At 10pm, Williams was informed that the appeals had failed. At 10.52pm a trio of drugs were injected into Williams arm.
Witnesses in the chamber, including an Associated Press reporter, described Williams' movements as "lurching, convulsing, coughing and jerking."
A reporter for Arkansas Online, who has witnessed 10 executions, said they had never seen a condemned prisoner move so much while strapped to the gurney.
State news editor Kelly Kissel said three minutes following the drugs being injected, Williams began to cough and gasp.
The sound was so loud it was audible even though the microphone was turned off.
Kissel described Williams' movements as "when you're on a bumpy road and you hit a bump."
Williams lurched forward 15 times in a period of 10 to 15 seconds, he said followed by a slower five lurches as began "striving for breath. The movements ceased at 10.59pm.
Arkansas Department of Correction spokesman Solomon Graves said Williams shook "for approximately 10 seconds" at 10:55pm.
In a written final statement, Williams apologised for his crimes. "I humbly extend my sincerest of apologies to the families I have senselessly wronged and deprived of their loved ones," he said.
"I was more than wrong. The crimes I perpetrated against you all were senseless, extremely hurtful and inexcusable."
After making an oral statement in the death chamber, Williams is reported to have then said he was going to speak in his "native language".
Graves said he then began "what would commonly be described as speaking in tongues".

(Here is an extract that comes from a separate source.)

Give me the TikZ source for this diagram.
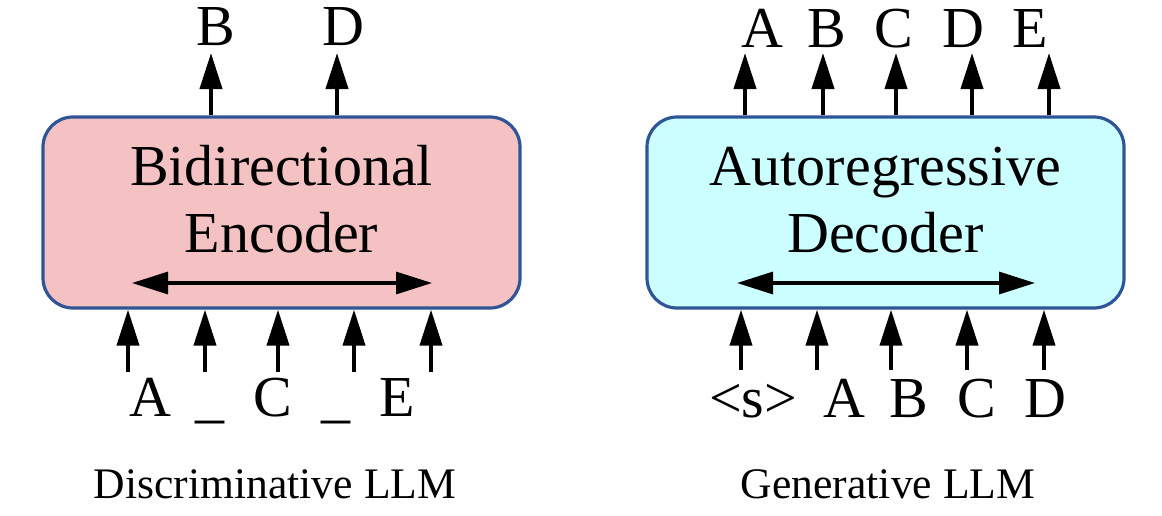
\documentclass[tikz,border=0pt]{standalone}
\usepackage{fontspec}
\setmainfont{Liberation Serif}
\usetikzlibrary{arrows.meta}
\definecolor{boxline}{HTML}{2F5597}
\definecolor{encfill}{HTML}{F4C2C2}
\definecolor{decfill}{HTML}{CCFFFF}
\tikzset{
  blk/.style={draw=boxline, line width=1.6pt, rounded corners=15pt, inner sep=0pt},
  big/.style={font=\fontsize{29}{33}\selectfont, inner sep=0pt, anchor=base},
  captiontext/.style={font=\fontsize{21.8}{25}\selectfont, inner sep=0pt, anchor=base},
  arr/.style={line width=2pt, -{Triangle[length=18pt,width=11pt]}},
  darr/.style={line width=1.6pt, {Triangle[length=18pt,width=11pt]}-{Triangle[length=18pt,width=11pt]}}
}
\begin{document}
\begin{tikzpicture}[x=0.5pt,y=-0.5pt]
\useasboundingbox (0,0) rectangle (1162,515);
% boxes
\node[blk, fill=encfill, minimum width=238.5pt, minimum height=95.5pt] (enc) at (281.5,212.5) {};
\node[blk, fill=decfill, minimum width=238.5pt, minimum height=95.5pt] (dec) at (885.5,212.5) {};
% box texts
\node[big] (encT1) at (281.5,185) {Bidirectional};
\node[big] (encT2) at (281.5,252) {Encoder};
\node[big] (decT1) at (885.5,185) {Autoregressive};
\node[big] (decT2) at (885.5,252) {Decoder};
% inner double arrows
\coordinate (eL) at (132,283); \coordinate (eR) at (432,283);
\coordinate (dL) at (737,283); \coordinate (dR) at (1035,283);
\draw[darr] (eL) -- (eR);
\draw[darr] (dL) -- (dR);
% top outputs left
\coordinate (to1) at (211,53); \coordinate (to2) at (337,53);
\draw[arr] (to1 |- enc.north) -- (to1);
\draw[arr] (to2 |- enc.north) -- (to2);
\node[big] (oB) at (216,45) {B};
\node[big] (oD) at (343,45) {D};
% top outputs right
\foreach \i/\x in {1/745,2/823,3/896,4/972,5/1049}{
  \coordinate (tr\i) at (\x,53);
  \draw[arr] (tr\i |- dec.north) -- (tr\i);
}
\node[big] (gA) at (762,47) {A};
\node[big] (gB) at (827,47) {B};
\node[big] (gC) at (894,47) {C};
\node[big] (gD) at (963,47) {D};
\node[big] (gE) at (1030,47) {E};
% bottom inputs left
\foreach \i/\x in {1/128,2/205,3/278,4/354,5/431}{
  \coordinate (bl\i) at (\x,372);
  \draw[arr] (bl\i) -- (bl\i |- enc.south);
}
\node[big] (iA) at (150,416) {A};
\node[big] (iU1) at (210,416) {\_};
\node[big] (iC) at (273,416) {C};
\node[big] (iU2) at (336,416) {\_};
\node[big] (iE) at (397,416) {E};
% bottom inputs right
\foreach \i/\x in {1/741,2/817,3/891,4/967,5/1044}{
  \coordinate (br\i) at (\x,370);
  \draw[arr] (br\i) -- (br\i |- dec.south);
}
\node[big] (jS) at (753,417) {<s>};
\node[big] (jA) at (844,417) {A};
\node[big] (jB) at (909,417) {B};
\node[big] (jC) at (977,417) {C};
\node[big] (jD) at (1045,417) {D};
% captions
\node[captiontext] (c1) at (275,498) {Discriminative LLM};
\node[captiontext] (c2) at (888,498) {Generative LLM};
\end{tikzpicture}
\end{document}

Earlier, Williams ordered his last meal. Like two of the earlier inmates to be executed, he chose fried chicken for his final dinner.
On the tray were two pieces of fried chicken, BBQ beans, sweet rice, corn, bread, two cookies, two cinnamon rolls, and fruit punch.
He also asked for holy communion before the sentence was carried out.
Arkansas Attorney General Leslie Rutledge said she prayed the execution brings "closure and peace to the Boren family," reported Arkansas Online.
"Tonight the rule of law was upheld as the family of Cecil Boren saw justice done.
"On October 3 1999, Cecil was simply going about his daily life at his home near the Cummins Prison Unit when he was shot and killed by an escapee who was serving life imprisonment without parole for capital murder."
In 1998, Williams was sentenced to life without parole after he shot dead Dominique Hurd and almost killed her friend Peter Robertson.
A year later he escaped from the prison in Varner, south of the city of Pine Bluffs.
Williams managed to evade the guards by hiding away in a vat of pig slop as it was ferried from the prison kitchen to a feeding bay, then sneaked along a tree line to escape.
Just a few kilometres from the prison, and still in Varner, he stumbled across Carl Boren tending his garden.
The escapee shot and killed Mr Boren before stealing some guns and making a run for it.
It was while being chased by police that his car ploughed into Greenwood's vehicle killing him.
In 2000, he was sentenced to death for Boren's killing.
Before some of the last remaining vials of the US state's dwindling stock of deadly drugs are pumped into his veins, Williams received a visit from his daughter and granddaughter.
But what is extraordinary about this reunion is was paid for by the family of one of William's victims.
It's an extraordinary gesture many of us might find difficult to comprehend, but Kayla Greenwood said they had forgiven Williams for the death of her father, who was killed in 1999 when the on-the run killer caused a car crash.
Others are less willing to forgive. Genie Boren's husband Carl was killed by Williams when he broke into the couple's home. She says, "people have to be punished for the things they've done."
Greenwood's daughter, Kayla, told the Springfield News-Leader that she learned a few days ago that Williams had a 21-year-old daughter, Jasmine, whom he hasn't seen for 17 years and a three-year-old granddaughter he'd never met.
Greenwood said her mother bought plane tickets for Williams' daughter and granddaughter to fly from Washington state to Arkansas so they could see him on Wednesday, a day before his execution.
"I told him we forgive him and where I stood on it," said Greenwood, who sent a message to Williams through his lawyer.
"When he found out that we are bringing his daughter and granddaughter to see him and that my mom and dad bought the tickets, he was crying to the lawyer."
Members of Greenwood's family had urged clemency for Williams. But family members of Boren told the Arkansas Parole Board that the execution should go forward.
"We've been waiting a long, long time for this. He did a wrong, his jury of peers gave him a death sentence," Mrs Boren told local TV station Fox 16.
On Tuesday, Jack Jones became the second of four death row inmates to be executed in the last week. Arkansas is in the midst of a rush on executions as its store of lethal injection drugs nears expiry at the end of the month.
Like Boren, the husband of the woman raped and murdered by Jones has also not found the space to forgive her killer.
James Phillips said he had no qualms about the execution and has hit out at those who called for mercy.
"It don't matter if they suffered a little bit as far as I'm concerned because my wife suffered big time," he told the BBC.
"She was sexually abused in every way possible," said Phillips.
"As she was suffering he took a cord of a coffee pot and strangled her and I don't know how much meaner a man can get to do something like that."